Most networks of any size need to have some sort of system for storing and managing their log files.  Most network devices produce logs and many of them can contain lots of useful information.  However without a way of analysing and reporting this data then it can simply become another system administration chore with little or no benefit.

One of  the oldest methods of centralising these system messages and logs is by using a syslog server.  Syslog messaging was originally used on UNIX system for the logs produced by network devices, applications and operating systems.  Most modern network devices can be configured to generate Syslog messages which can be picked up by a server.  These messages are normally generated and then transmitted using UDP to a server running a Syslog daemon that can accept the messages.

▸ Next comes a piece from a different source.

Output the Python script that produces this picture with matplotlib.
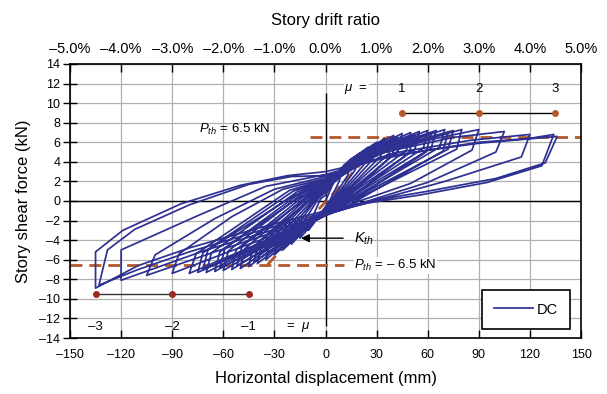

Over the years more and more devices have been created which cab support and generate Syslog messages.  Despite being fairly old technology many firms have started to move away from specialized technology towards simply using a central Syslog server to receive, store and archive messages generated from network devices.   These servers can also be used to create automatic notifications if specific critical events are generated – for example if an important default gateway becomes unresponsive.  This means that IT support personnel can be made aware of potential issues quickly and often before it affects users directly or at least minimize downtime.

Although there are many other methods of receiving and sending system messages across a network using Syslog has many advantages.  For a start it works directly with many reporting technologies and almost all network devices will support the Syslog message format.   This is very important because as soon as you have multiple logging formats and messaging you’re faced with  the prospect of installing multiple system log servers.  This creates a hierarchy which can be difficult to support especially for network support staff who need access to all logs in order to troubleshoot issues.

For example if you have a RAS (Remote Access Server) which is configured to use a different system messaging system from other devices in your network you could miss vital pieces of information.  In addition, problems in these servers can be missed and so important devices can suffer longer periods of downtime.    Many remote users rely on having access through a good VPN service when travelling in order to connect back from remote networks.

If you do have different devices which don’t support the Syslog standard and aren’t able to get rid of them there are some other options.  You can use software like Microsoft’s Log Parser program which can convert many formats into a log message that Syslog can understand.